• PROMPT
Only lines with the string "script" matter here; gather them from the material below.

═══ DATA FOR THIS EXERCISE ═══

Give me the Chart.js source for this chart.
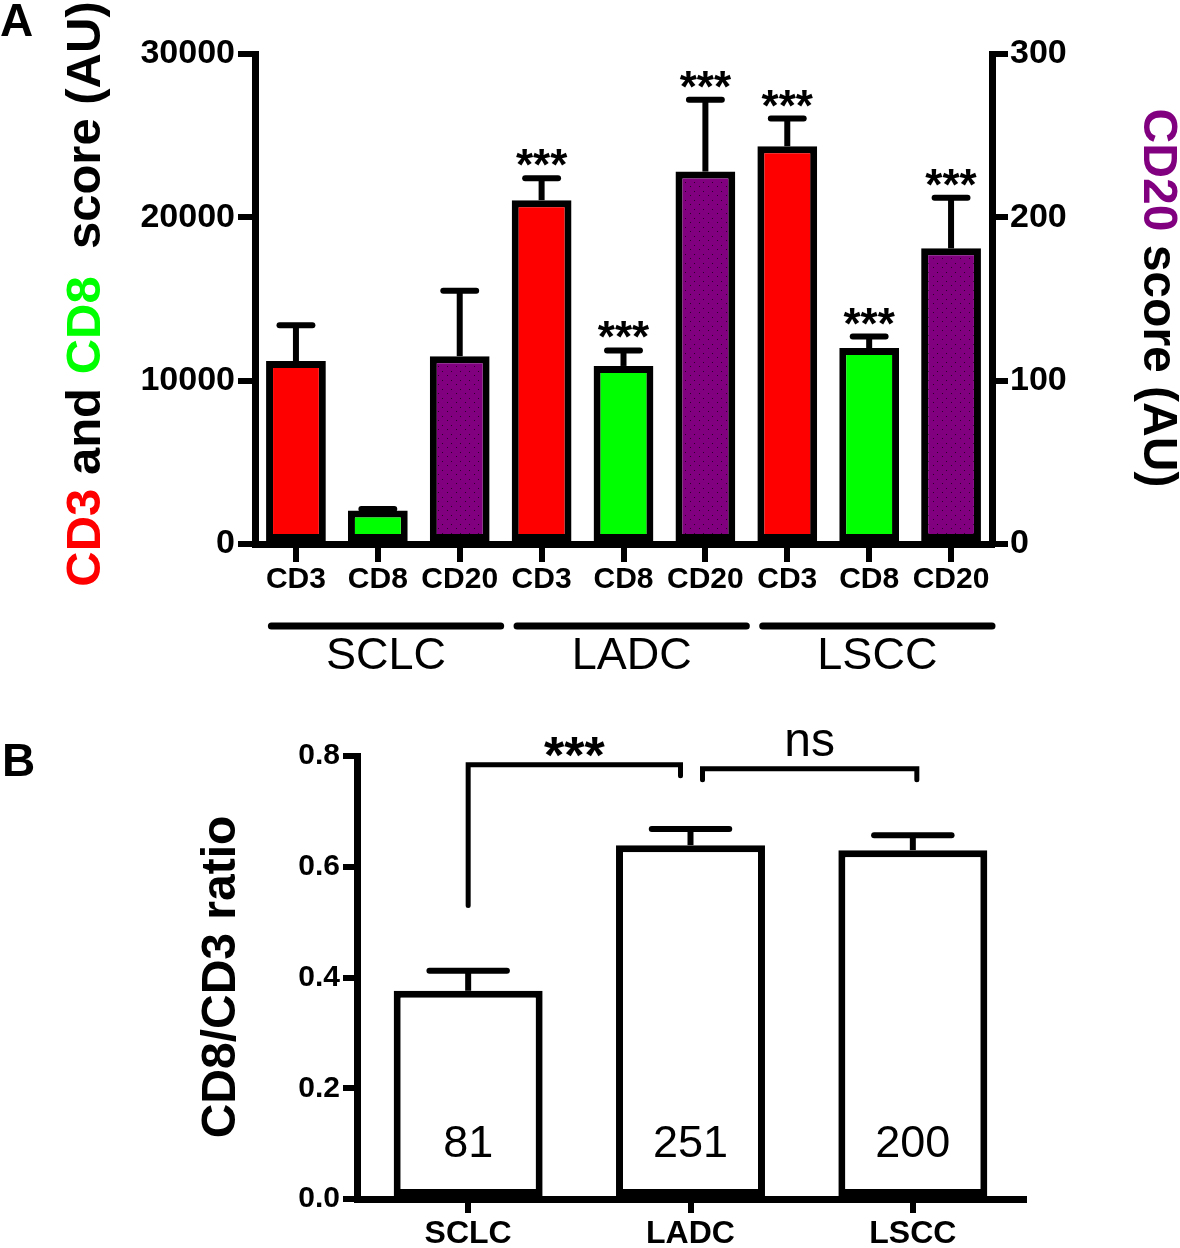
<!DOCTYPE html>
<html>
<head>
<meta charset="utf-8">
<script src="https://cdn.jsdelivr.net/npm/chart.js@4"></script>
<style>
  body { margin: 0; background: #fff; }
  #wrap { position: relative; width: 1180px; height: 1248px; }
  canvas { position: absolute; left: 0; }
  #chartA { top: 0; }
  #chartB { top: 700px; }
</style>
</head>
<body>
<div id="wrap">
  <canvas id="chartA" width="1180" height="700"></canvas>
  <canvas id="chartB" width="1180" height="548"></canvas>
</div>
<script>
// panel A: immune scores per tumour type
const groups = ["SCLC", "LADC", "LSCC"];
const markers = ["CD3", "CD8", "CD20"];
const cd3Mean = [11200, 21050, 24350];
const cd3Sem = [2200, 1350, 1700];
const cd8Mean = [2050, 10900, 12000];
const cd8Sem = [100, 950, 700];
const cd20Mean = [115, 228, 181];
const cd20Sem = [40, 44, 31];
const groupSig = ["", "***", "***"];
const leftTicks = [0, 10000, 20000, 30000];
const rightTicks = [0, 100, 200, 300];

// panel B: CD8/CD3 ratio
const ratioMean = [0.376, 0.639, 0.630];
const ratioSem = [0.036, 0.029, 0.027];
const caseCounts = [81, 251, 200];
const ratioTicks = [0, 0.2, 0.4, 0.6, 0.8];
const compLabels = ["***", "ns"];
const compLevels = [0.784, 0.777];

const RED = "#ff0000", GREEN = "#00ff00", PURPLE = "#800080";
Chart.defaults.font.family = "'Liberation Sans', Arial, sans-serif";
Chart.defaults.color = "#000";

function dotPattern(ctx) {
  const c = document.createElement("canvas");
  c.width = 9; c.height = 9;
  const g = c.getContext("2d");
  g.fillStyle = PURPLE;
  g.fillRect(0, 0, 9, 9);
  g.fillStyle = "#2b002b";
  g.fillRect(1, 2, 1, 1);
  g.fillRect(6, 6, 1, 1);
  return ctx.createPattern(c, "repeat");
}

function drawRotated(ctx, segs, cx, cy, angle, font) {
  ctx.save();
  ctx.font = font;
  const total = segs.reduce((s, seg) => s + ctx.measureText(seg[0]).width, 0);
  ctx.translate(cx, cy);
  ctx.rotate(angle);
  ctx.textBaseline = "middle";
  ctx.textAlign = "left";
  let x = -total / 2;
  for (const [t, c] of segs) {
    ctx.fillStyle = c;
    ctx.fillText(t, x, 0);
    x += ctx.measureText(t).width;
  }
  ctx.restore();
}

// upward error bars + significance stars
const errorBars = {
  id: "errorBars",
  afterDatasetsDraw(chart, args, opts) {
    const ctx = chart.ctx;
    chart.data.datasets.forEach((ds, di) => {
      const meta = chart.getDatasetMeta(di);
      const yScale = chart.scales[meta.yAxisID];
      meta.data.forEach((bar, i) => {
        const v = ds.data[i];
        if (v == null) return;
        const yTop = yScale.getPixelForValue(v + ds.sem[i]);
        const cap = bar.width * opts.cap;
        ctx.save();
        ctx.strokeStyle = "#000";
        ctx.lineWidth = opts.width;
        ctx.beginPath();
        ctx.moveTo(bar.x, bar.y);
        ctx.lineTo(bar.x, yTop);
        ctx.stroke();
        ctx.lineCap = "round";
        ctx.beginPath();
        ctx.moveTo(bar.x - cap / 2, yTop);
        ctx.lineTo(bar.x + cap / 2, yTop);
        ctx.stroke();
        if (ds.stars && ds.stars[i]) {
          ctx.fillStyle = "#000";
          ctx.font = "bold 44px 'Liberation Sans', Arial";
          ctx.textAlign = "center";
          ctx.textBaseline = "alphabetic";
          ctx.fillText(ds.stars[i], bar.x, yTop + 2);
        }
        ctx.restore();
      });
    });
  }
};

// ---------- panel A ----------
const labelsA = groups.flatMap(() => markers);
const leftData = [], leftSem = [], leftColors = [], rightData = [], rightSem = [];
const starsLeft = [], starsRight = [];
groups.forEach((g, i) => {
  leftData.push(cd3Mean[i], cd8Mean[i], null);
  leftSem.push(cd3Sem[i], cd8Sem[i], null);
  leftColors.push(RED, GREEN, "#fff");
  rightData.push(null, null, cd20Mean[i]);
  rightSem.push(null, null, cd20Sem[i]);
  starsLeft.push(groupSig[i], groupSig[i], "");
  starsRight.push("", "", groupSig[i]);
});

const ctxA = document.getElementById("chartA").getContext("2d");

const decorA = {
  id: "decorA",
  afterDraw(chart) {
    const ctx = chart.ctx;
    const xs = chart.scales.x;
    const step = xs.getPixelForValue(1) - xs.getPixelForValue(0);
    ctx.save();
    ctx.fillStyle = "#000";
    ctx.font = "bold 46px 'Liberation Sans', Arial";
    ctx.textAlign = "left";
    ctx.textBaseline = "top";
    ctx.fillText("A", 0, 0);

    drawRotated(ctx, [["CD3", RED], [" and ", "#000"], ["CD8", GREEN], ["  score (AU)", "#000"]],
      86, 294, -Math.PI / 2, "bold 49px 'Liberation Sans', Arial");
    drawRotated(ctx, [["CD20", PURPLE], [" score (AU)", "#000"]],
      1157, 298, Math.PI / 2, "bold 48px 'Liberation Sans', Arial");

    // group bars under the category labels
    ctx.strokeStyle = "#000";
    ctx.lineWidth = 7;
    ctx.lineCap = "round";
    ctx.font = "45px 'Liberation Sans', Arial";
    ctx.textAlign = "center";
    ctx.textBaseline = "middle";
    groups.forEach((g, i) => {
      const a = xs.getPixelForValue(i * 3) - 0.3 * step;
      const b = xs.getPixelForValue(i * 3 + 2) + 0.5 * step;
      ctx.beginPath();
      ctx.moveTo(a, 626);
      ctx.lineTo(b, 626);
      ctx.stroke();
      ctx.fillText(g, (a + b) / 2, 657);
    });
    ctx.restore();
  }
};

const axisLine = { color: "#000", width: 7 };
const tickGrid = (len) => ({ drawOnChartArea: false, color: "#000", lineWidth: 6, tickLength: len });

new Chart(ctxA, {
  type: "bar",
  data: {
    labels: labelsA,
    datasets: [
      {
        label: "CD3 / CD8",
        data: leftData,
        sem: leftSem,
        stars: starsLeft,
        yAxisID: "y",
        backgroundColor: leftColors,
        borderColor: "#000",
        borderWidth: 7,
        borderSkipped: false,
        grouped: false,
        barPercentage: 0.73,
        categoryPercentage: 1
      },
      {
        label: "CD20",
        data: rightData,
        sem: rightSem,
        stars: starsRight,
        yAxisID: "y2",
        backgroundColor: dotPattern(ctxA),
        borderColor: "#000",
        borderWidth: 7,
        borderSkipped: false,
        grouped: false,
        barPercentage: 0.73,
        categoryPercentage: 1
      }
    ]
  },
  options: {
    responsive: false,
    animation: false,
    layout: { padding: { top: 54 } },
    plugins: {
      legend: { display: false },
      tooltip: { enabled: false },
      errorBars: { cap: 0.55, width: 6 }
    },
    scales: {
      x: {
        grid: Object.assign(tickGrid(18), { offset: false }),
        border: axisLine,
        ticks: { font: { size: 30, weight: "bold" }, padding: 0, maxRotation: 0, autoSkip: false },
        afterFit(s) { s.height = 156; }
      },
      y: {
        position: "left",
        min: 0,
        max: 30000,
        afterBuildTicks(s) { s.ticks = leftTicks.map(v => ({ value: v })); },
        grid: tickGrid(17),
        border: axisLine,
        ticks: { font: { size: 34, weight: "bold" }, padding: 3, callback: v => String(v) },
        afterFit(s) { s.width = 255; }
      },
      y2: {
        position: "right",
        min: 0,
        max: 300,
        afterBuildTicks(s) { s.ticks = rightTicks.map(v => ({ value: v })); },
        grid: tickGrid(16),
        border: axisLine,
        ticks: { font: { size: 34, weight: "bold" }, padding: 2, callback: v => String(v) },
        afterFit(s) { s.width = 188; }
      }
    }
  },
  plugins: [errorBars, decorA]
});

// ---------- panel B ----------
const decorB = {
  id: "decorB",
  afterDraw(chart) {
    const ctx = chart.ctx;
    const xs = chart.scales.x, ys = chart.scales.y;
    ctx.save();
    ctx.fillStyle = "#000";
    ctx.font = "bold 46px 'Liberation Sans', Arial";
    ctx.textAlign = "left";
    ctx.textBaseline = "top";
    ctx.fillText("B", 2, 40);

    drawRotated(ctx, [["CD8/CD3 ratio", "#000"]], 222, 277, -Math.PI / 2,
      "bold 48px 'Liberation Sans', Arial");

    // case counts inside bars
    ctx.font = "45px 'Liberation Sans', Arial";
    ctx.textAlign = "center";
    ctx.textBaseline = "middle";
    caseCounts.forEach((n, i) => {
      ctx.fillText(String(n), xs.getPixelForValue(i), ys.getPixelForValue(0.098));
    });

    // comparison brackets
    const x0 = xs.getPixelForValue(0), x1 = xs.getPixelForValue(1), x2 = xs.getPixelForValue(2);
    const b1 = ys.getPixelForValue(compLevels[0]);
    const b2 = ys.getPixelForValue(compLevels[1]);
    ctx.strokeStyle = "#000";
    ctx.lineWidth = 5;
    ctx.lineCap = "round";
    ctx.lineJoin = "miter";
    ctx.beginPath();
    ctx.moveTo(x0, ys.getPixelForValue(0.53));
    ctx.lineTo(x0, b1);
    ctx.lineTo(x1 - 10, b1);
    ctx.lineTo(x1 - 10, b1 + 11);
    ctx.stroke();
    ctx.beginPath();
    ctx.moveTo(x1 + 12, b2 + 11);
    ctx.lineTo(x1 + 12, b2);
    ctx.lineTo(x2 + 4, b2);
    ctx.lineTo(x2 + 4, b2 + 11);
    ctx.stroke();

    ctx.textBaseline = "alphabetic";
    ctx.font = "bold 52px 'Liberation Sans', Arial";
    ctx.fillText(compLabels[0], (x0 + x1 - 10) / 2, b1 + 8);
    ctx.font = "48px 'Liberation Sans', Arial";
    ctx.fillText(compLabels[1], (x1 + x2 + 16) / 2, b2 - 13);
    ctx.restore();
  }
};

new Chart(document.getElementById("chartB"), {
  type: "bar",
  data: {
    labels: groups,
    datasets: [{
      label: "CD8/CD3 ratio",
      data: ratioMean,
      sem: ratioSem,
      backgroundColor: "#fff",
      borderColor: "#000",
      borderWidth: 7,
      borderSkipped: false,
      barPercentage: 0.67,
      categoryPercentage: 1
    }]
  },
  options: {
    responsive: false,
    animation: false,
    layout: { padding: { top: 56, right: 156 } },
    plugins: {
      legend: { display: false },
      tooltip: { enabled: false },
      errorBars: { cap: 0.52, width: 6 }
    },
    scales: {
      x: {
        grid: Object.assign(tickGrid(14), { offset: false }),
        border: axisLine,
        ticks: { font: { size: 32, weight: "bold" }, padding: 2, maxRotation: 0 },
        afterFit(s) { s.height = 49; }
      },
      y: {
        min: 0,
        max: 0.8,
        afterBuildTicks(s) { s.ticks = ratioTicks.map(v => ({ value: v })); },
        grid: tickGrid(14),
        border: axisLine,
        ticks: { font: { size: 30, weight: "bold" }, padding: 3, callback: v => v.toFixed(1) },
        afterFit(s) { s.width = 357; }
      }
    }
  },
  plugins: [errorBars, decorB]
});
</script>
</body>
</html>
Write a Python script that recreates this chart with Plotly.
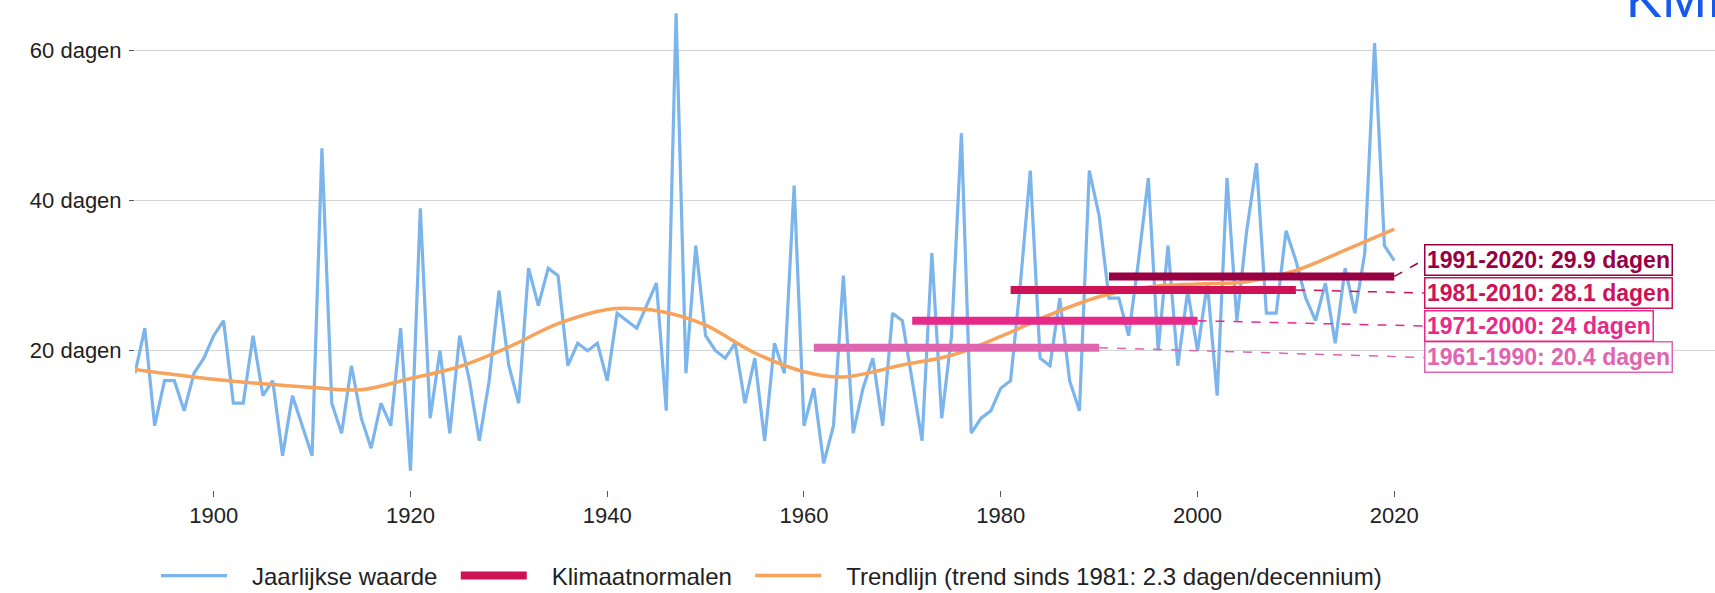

═══

• ANSWER IN FULL
<script src="https://cdn.jsdelivr.net/npm/chart.js@4"></script>
<script>
</script>
Write a Python script that recreates this chart with Plotly.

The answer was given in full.